Task directions: Repeat the material exactly from its first line to the line that includes "fig = go.Figure()". Skip pictures.
#####
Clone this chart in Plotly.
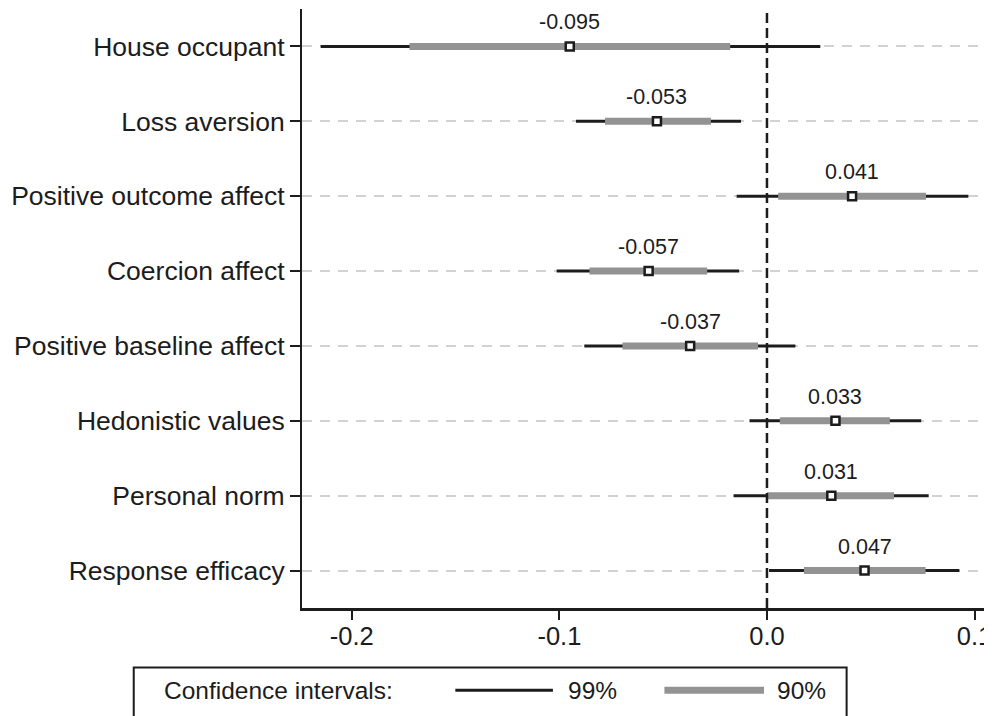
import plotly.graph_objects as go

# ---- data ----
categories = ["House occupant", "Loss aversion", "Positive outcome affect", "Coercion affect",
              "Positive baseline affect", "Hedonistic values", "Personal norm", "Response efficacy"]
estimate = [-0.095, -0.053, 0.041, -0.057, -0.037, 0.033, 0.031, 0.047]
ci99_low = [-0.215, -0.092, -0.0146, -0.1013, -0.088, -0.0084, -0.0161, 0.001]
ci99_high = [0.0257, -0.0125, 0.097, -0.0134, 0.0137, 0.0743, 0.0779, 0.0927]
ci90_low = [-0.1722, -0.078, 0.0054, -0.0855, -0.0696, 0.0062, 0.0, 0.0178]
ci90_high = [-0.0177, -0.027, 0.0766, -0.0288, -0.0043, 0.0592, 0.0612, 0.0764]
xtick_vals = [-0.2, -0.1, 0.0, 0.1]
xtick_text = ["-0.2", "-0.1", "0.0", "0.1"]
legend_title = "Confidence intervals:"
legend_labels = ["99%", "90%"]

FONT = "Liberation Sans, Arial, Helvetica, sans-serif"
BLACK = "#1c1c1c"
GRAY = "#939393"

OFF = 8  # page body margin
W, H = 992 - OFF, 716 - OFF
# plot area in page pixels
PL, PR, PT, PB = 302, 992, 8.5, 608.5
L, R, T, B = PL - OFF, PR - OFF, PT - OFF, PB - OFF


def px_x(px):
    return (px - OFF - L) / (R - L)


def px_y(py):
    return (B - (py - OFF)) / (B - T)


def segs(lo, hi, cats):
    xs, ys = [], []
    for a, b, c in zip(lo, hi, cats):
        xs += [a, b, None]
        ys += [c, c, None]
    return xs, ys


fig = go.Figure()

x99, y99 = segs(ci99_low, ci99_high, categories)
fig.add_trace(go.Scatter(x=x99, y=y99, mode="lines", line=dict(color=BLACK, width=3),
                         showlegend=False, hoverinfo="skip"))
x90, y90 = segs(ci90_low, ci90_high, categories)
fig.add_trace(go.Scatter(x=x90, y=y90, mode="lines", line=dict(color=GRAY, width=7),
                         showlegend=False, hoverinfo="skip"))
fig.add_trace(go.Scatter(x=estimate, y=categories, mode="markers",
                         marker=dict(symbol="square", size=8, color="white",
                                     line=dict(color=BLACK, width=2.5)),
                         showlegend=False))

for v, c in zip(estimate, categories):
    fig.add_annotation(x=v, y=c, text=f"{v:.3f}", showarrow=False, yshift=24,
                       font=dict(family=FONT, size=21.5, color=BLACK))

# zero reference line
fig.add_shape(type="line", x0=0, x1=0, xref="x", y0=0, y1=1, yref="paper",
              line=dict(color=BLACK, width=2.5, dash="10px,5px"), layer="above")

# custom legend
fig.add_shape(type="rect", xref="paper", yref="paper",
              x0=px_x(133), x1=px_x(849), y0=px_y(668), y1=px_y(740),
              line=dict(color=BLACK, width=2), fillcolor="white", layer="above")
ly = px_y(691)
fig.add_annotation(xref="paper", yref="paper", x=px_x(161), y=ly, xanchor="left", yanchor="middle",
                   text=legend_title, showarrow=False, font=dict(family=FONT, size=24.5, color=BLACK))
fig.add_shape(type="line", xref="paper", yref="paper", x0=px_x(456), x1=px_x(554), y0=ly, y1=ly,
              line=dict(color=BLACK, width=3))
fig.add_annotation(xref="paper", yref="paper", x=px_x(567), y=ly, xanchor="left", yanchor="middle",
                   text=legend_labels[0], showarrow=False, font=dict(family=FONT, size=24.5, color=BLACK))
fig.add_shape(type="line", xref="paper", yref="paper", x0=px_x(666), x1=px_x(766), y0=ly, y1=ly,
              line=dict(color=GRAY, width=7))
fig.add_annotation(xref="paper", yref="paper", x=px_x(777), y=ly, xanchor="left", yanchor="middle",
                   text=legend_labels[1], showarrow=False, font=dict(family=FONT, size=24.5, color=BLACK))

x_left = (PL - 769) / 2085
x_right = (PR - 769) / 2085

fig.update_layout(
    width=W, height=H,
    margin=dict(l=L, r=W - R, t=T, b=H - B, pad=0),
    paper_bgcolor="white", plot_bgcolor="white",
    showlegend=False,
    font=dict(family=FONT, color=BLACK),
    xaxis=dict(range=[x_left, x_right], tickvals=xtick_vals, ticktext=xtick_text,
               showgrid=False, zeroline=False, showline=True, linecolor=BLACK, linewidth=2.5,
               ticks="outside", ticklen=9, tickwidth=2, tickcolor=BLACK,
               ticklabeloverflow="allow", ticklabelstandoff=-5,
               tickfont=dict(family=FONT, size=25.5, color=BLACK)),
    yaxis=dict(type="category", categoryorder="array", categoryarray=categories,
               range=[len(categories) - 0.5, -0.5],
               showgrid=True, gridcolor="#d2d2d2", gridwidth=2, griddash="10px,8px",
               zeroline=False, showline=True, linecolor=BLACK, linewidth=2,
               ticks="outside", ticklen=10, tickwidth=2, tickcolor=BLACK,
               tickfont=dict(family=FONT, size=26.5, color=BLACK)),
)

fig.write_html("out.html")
#####
Response below:
Clone this chart in Plotly.
import plotly.graph_objects as go

# ---- data ----
categories = ["House occupant", "Loss aversion", "Positive outcome affect", "Coercion affect",
              "Positive baseline affect", "Hedonistic values", "Personal norm", "Response efficacy"]
estimate = [-0.095, -0.053, 0.041, -0.057, -0.037, 0.033, 0.031, 0.047]
ci99_low = [-0.215, -0.092, -0.0146, -0.1013, -0.088, -0.0084, -0.0161, 0.001]
ci99_high = [0.0257, -0.0125, 0.097, -0.0134, 0.0137, 0.0743, 0.0779, 0.0927]
ci90_low = [-0.1722, -0.078, 0.0054, -0.0855, -0.0696, 0.0062, 0.0, 0.0178]
ci90_high = [-0.0177, -0.027, 0.0766, -0.0288, -0.0043, 0.0592, 0.0612, 0.0764]
xtick_vals = [-0.2, -0.1, 0.0, 0.1]
xtick_text = ["-0.2", "-0.1", "0.0", "0.1"]
legend_title = "Confidence intervals:"
legend_labels = ["99%", "90%"]

FONT = "Liberation Sans, Arial, Helvetica, sans-serif"
BLACK = "#1c1c1c"
GRAY = "#939393"

OFF = 8  # page body margin
W, H = 992 - OFF, 716 - OFF
# plot area in page pixels
PL, PR, PT, PB = 302, 992, 8.5, 608.5
L, R, T, B = PL - OFF, PR - OFF, PT - OFF, PB - OFF


def px_x(px):
    return (px - OFF - L) / (R - L)


def px_y(py):
    return (B - (py - OFF)) / (B - T)


def segs(lo, hi, cats):
    xs, ys = [], []
    for a, b, c in zip(lo, hi, cats):
        xs += [a, b, None]
        ys += [c, c, None]
    return xs, ys


fig = go.Figure()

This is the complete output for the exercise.